SOURCE MATERIAL -
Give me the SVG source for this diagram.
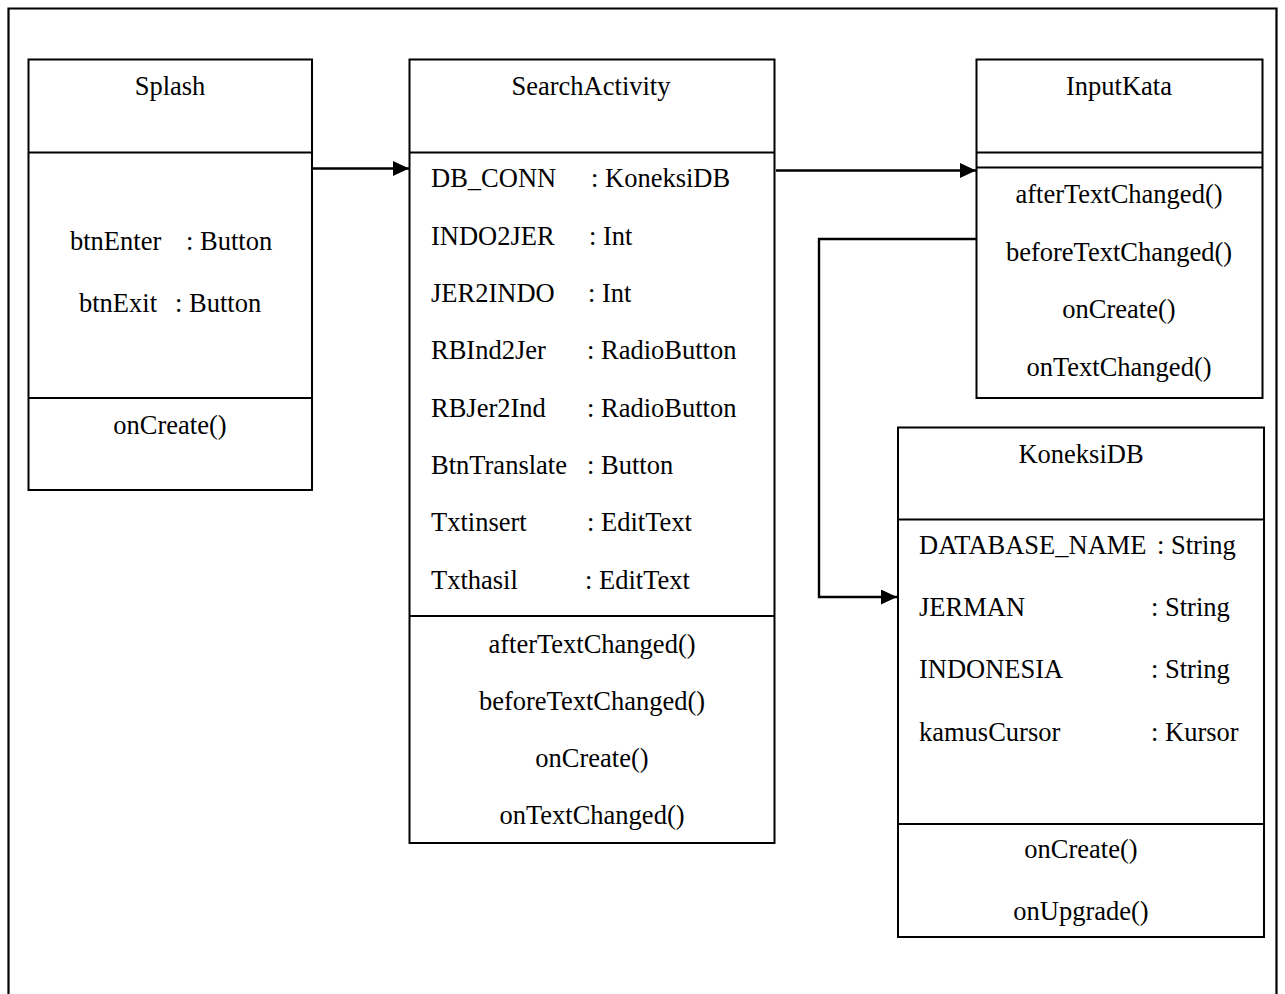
<svg xmlns="http://www.w3.org/2000/svg" width="1285" height="994" viewBox="0 0 1285 994">
  <style>
    .box { fill: #fff; stroke: #000; stroke-width: 2; }
    .sep { stroke: #000; stroke-width: 2; }
    .frame { fill: none; stroke: #000; stroke-width: 2.2; }
    .link { fill: none; stroke: #000; stroke-width: 2.4; }
    text { font-family: "Liberation Serif", "Times New Roman", serif; font-size: 26.5px; fill: #000; }
    .c { text-anchor: middle; }
  </style>
  <defs>
    <marker id="arrow" markerUnits="userSpaceOnUse" markerWidth="16" markerHeight="15" refX="16" refY="7.5" orient="auto">
      <path d="M0,0 L16,7.5 L0,15 Z" fill="#000"/>
    </marker>
  </defs>

  <rect width="1285" height="994" fill="#fff"/>
  <!-- outer frame, open at the bottom -->
  <path class="frame" d="M8.5,1000 V8.5 H1276.5 V1000"/>

  <g id="splash">
    <rect class="box" x="28.5" y="59.5" width="283.5" height="430.5"/>
    <line class="sep" x1="28.5" y1="152.5" x2="312" y2="152.5"/>
    <line class="sep" x1="28.5" y1="398" x2="312" y2="398"/>
    <text class="c" x="170" y="95">Splash</text>
    <text x="70" y="250">btnEnter</text>
    <text x="186" y="250">: Button</text>
    <text x="79" y="312">btnExit</text>
    <text x="175" y="312">: Button</text>
    <text class="c" x="170" y="434">onCreate()</text>
  </g>

  <g id="searchActivity">
    <rect class="box" x="409.5" y="59.5" width="365" height="783.5"/>
    <line class="sep" x1="409.5" y1="152.5" x2="774.5" y2="152.5"/>
    <line class="sep" x1="409.5" y1="616" x2="774.5" y2="616"/>
    <text class="c" x="591" y="95">SearchActivity</text>
    <text x="431" y="187">DB_CONN</text><text x="591" y="187">: KoneksiDB</text>
    <text x="431" y="245">INDO2JER</text><text x="589" y="245">: Int</text>
    <text x="431" y="302">JER2INDO</text><text x="588" y="302">: Int</text>
    <text x="431" y="359">RBInd2Jer</text><text x="587" y="359">: RadioButton</text>
    <text x="431" y="417">RBJer2Ind</text><text x="587" y="417">: RadioButton</text>
    <text x="431" y="474">BtnTranslate</text><text x="587" y="474">: Button</text>
    <text x="431" y="531">Txtinsert</text><text x="587" y="531">: EditText</text>
    <text x="431" y="589">Txthasil</text><text x="585" y="589">: EditText</text>
    <text class="c" x="592" y="653">afterTextChanged()</text>
    <text class="c" x="592" y="710">beforeTextChanged()</text>
    <text class="c" x="592" y="767">onCreate()</text>
    <text class="c" x="592" y="824">onTextChanged()</text>
  </g>

  <g id="inputKata">
    <rect class="box" x="976.5" y="59.5" width="286" height="338.5"/>
    <line class="sep" x1="976.5" y1="152.5" x2="1262.5" y2="152.5"/>
    <line class="sep" x1="976.5" y1="167.5" x2="1262.5" y2="167.5"/>
    <text class="c" x="1119" y="95">InputKata</text>
    <text class="c" x="1119" y="203">afterTextChanged()</text>
    <text class="c" x="1119" y="261">beforeTextChanged()</text>
    <text class="c" x="1119" y="318">onCreate()</text>
    <text class="c" x="1119" y="376">onTextChanged()</text>
  </g>

  <g id="koneksiDB">
    <rect class="box" x="898" y="427.5" width="366" height="509.5"/>
    <line class="sep" x1="898" y1="519.5" x2="1264" y2="519.5"/>
    <line class="sep" x1="898" y1="824" x2="1264" y2="824"/>
    <text class="c" x="1081" y="463">KoneksiDB</text>
    <text x="919" y="554">DATABASE_NAME</text><text x="1157" y="554">: String</text>
    <text x="919" y="616">JERMAN</text><text x="1151" y="616">: String</text>
    <text x="919" y="678">INDONESIA</text><text x="1151" y="678">: String</text>
    <text x="919" y="741">kamusCursor</text><text x="1151" y="741">: Kursor</text>
    <text class="c" x="1081" y="858">onCreate()</text>
    <text class="c" x="1081" y="920">onUpgrade()</text>
  </g>

  <g id="connectors">
    <line class="link" x1="312" y1="168.5" x2="409" y2="168.5" marker-end="url(#arrow)"/>
    <line class="link" x1="776" y1="170.5" x2="976" y2="170.5" marker-end="url(#arrow)"/>
    <polyline class="link" points="976,239 819,239 819,597 897,597" marker-end="url(#arrow)"/>
  </g>
</svg>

WHAT YOU ARE ASKED TO DO -
Write out the full set of lines verbatim, without the pictures.

RESULT FOR THIS TASK -
Give me the SVG source for this diagram.
<svg xmlns="http://www.w3.org/2000/svg" width="1285" height="994" viewBox="0 0 1285 994">
  <style>
    .box { fill: #fff; stroke: #000; stroke-width: 2; }
    .sep { stroke: #000; stroke-width: 2; }
    .frame { fill: none; stroke: #000; stroke-width: 2.2; }
    .link { fill: none; stroke: #000; stroke-width: 2.4; }
    text { font-family: "Liberation Serif", "Times New Roman", serif; font-size: 26.5px; fill: #000; }
    .c { text-anchor: middle; }
  </style>
  <defs>
    <marker id="arrow" markerUnits="userSpaceOnUse" markerWidth="16" markerHeight="15" refX="16" refY="7.5" orient="auto">
      <path d="M0,0 L16,7.5 L0,15 Z" fill="#000"/>
    </marker>
  </defs>

  <rect width="1285" height="994" fill="#fff"/>
  <!-- outer frame, open at the bottom -->
  <path class="frame" d="M8.5,1000 V8.5 H1276.5 V1000"/>

  <g id="splash">
    <rect class="box" x="28.5" y="59.5" width="283.5" height="430.5"/>
    <line class="sep" x1="28.5" y1="152.5" x2="312" y2="152.5"/>
    <line class="sep" x1="28.5" y1="398" x2="312" y2="398"/>
    <text class="c" x="170" y="95">Splash</text>
    <text x="70" y="250">btnEnter</text>
    <text x="186" y="250">: Button</text>
    <text x="79" y="312">btnExit</text>
    <text x="175" y="312">: Button</text>
    <text class="c" x="170" y="434">onCreate()</text>
  </g>

  <g id="searchActivity">
    <rect class="box" x="409.5" y="59.5" width="365" height="783.5"/>
    <line class="sep" x1="409.5" y1="152.5" x2="774.5" y2="152.5"/>
    <line class="sep" x1="409.5" y1="616" x2="774.5" y2="616"/>
    <text class="c" x="591" y="95">SearchActivity</text>
    <text x="431" y="187">DB_CONN</text><text x="591" y="187">: KoneksiDB</text>
    <text x="431" y="245">INDO2JER</text><text x="589" y="245">: Int</text>
    <text x="431" y="302">JER2INDO</text><text x="588" y="302">: Int</text>
    <text x="431" y="359">RBInd2Jer</text><text x="587" y="359">: RadioButton</text>
    <text x="431" y="417">RBJer2Ind</text><text x="587" y="417">: RadioButton</text>
    <text x="431" y="474">BtnTranslate</text><text x="587" y="474">: Button</text>
    <text x="431" y="531">Txtinsert</text><text x="587" y="531">: EditText</text>
    <text x="431" y="589">Txthasil</text><text x="585" y="589">: EditText</text>
    <text class="c" x="592" y="653">afterTextChanged()</text>
    <text class="c" x="592" y="710">beforeTextChanged()</text>
    <text class="c" x="592" y="767">onCreate()</text>
    <text class="c" x="592" y="824">onTextChanged()</text>
  </g>

  <g id="inputKata">
    <rect class="box" x="976.5" y="59.5" width="286" height="338.5"/>
    <line class="sep" x1="976.5" y1="152.5" x2="1262.5" y2="152.5"/>
    <line class="sep" x1="976.5" y1="167.5" x2="1262.5" y2="167.5"/>
    <text class="c" x="1119" y="95">InputKata</text>
    <text class="c" x="1119" y="203">afterTextChanged()</text>
    <text class="c" x="1119" y="261">beforeTextChanged()</text>
    <text class="c" x="1119" y="318">onCreate()</text>
    <text class="c" x="1119" y="376">onTextChanged()</text>
  </g>

  <g id="koneksiDB">
    <rect class="box" x="898" y="427.5" width="366" height="509.5"/>
    <line class="sep" x1="898" y1="519.5" x2="1264" y2="519.5"/>
    <line class="sep" x1="898" y1="824" x2="1264" y2="824"/>
    <text class="c" x="1081" y="463">KoneksiDB</text>
    <text x="919" y="554">DATABASE_NAME</text><text x="1157" y="554">: String</text>
    <text x="919" y="616">JERMAN</text><text x="1151" y="616">: String</text>
    <text x="919" y="678">INDONESIA</text><text x="1151" y="678">: String</text>
    <text x="919" y="741">kamusCursor</text><text x="1151" y="741">: Kursor</text>
    <text class="c" x="1081" y="858">onCreate()</text>
    <text class="c" x="1081" y="920">onUpgrade()</text>
  </g>

  <g id="connectors">
    <line class="link" x1="312" y1="168.5" x2="409" y2="168.5" marker-end="url(#arrow)"/>
    <line class="link" x1="776" y1="170.5" x2="976" y2="170.5" marker-end="url(#arrow)"/>
    <polyline class="link" points="976,239 819,239 819,597 897,597" marker-end="url(#arrow)"/>
  </g>
</svg>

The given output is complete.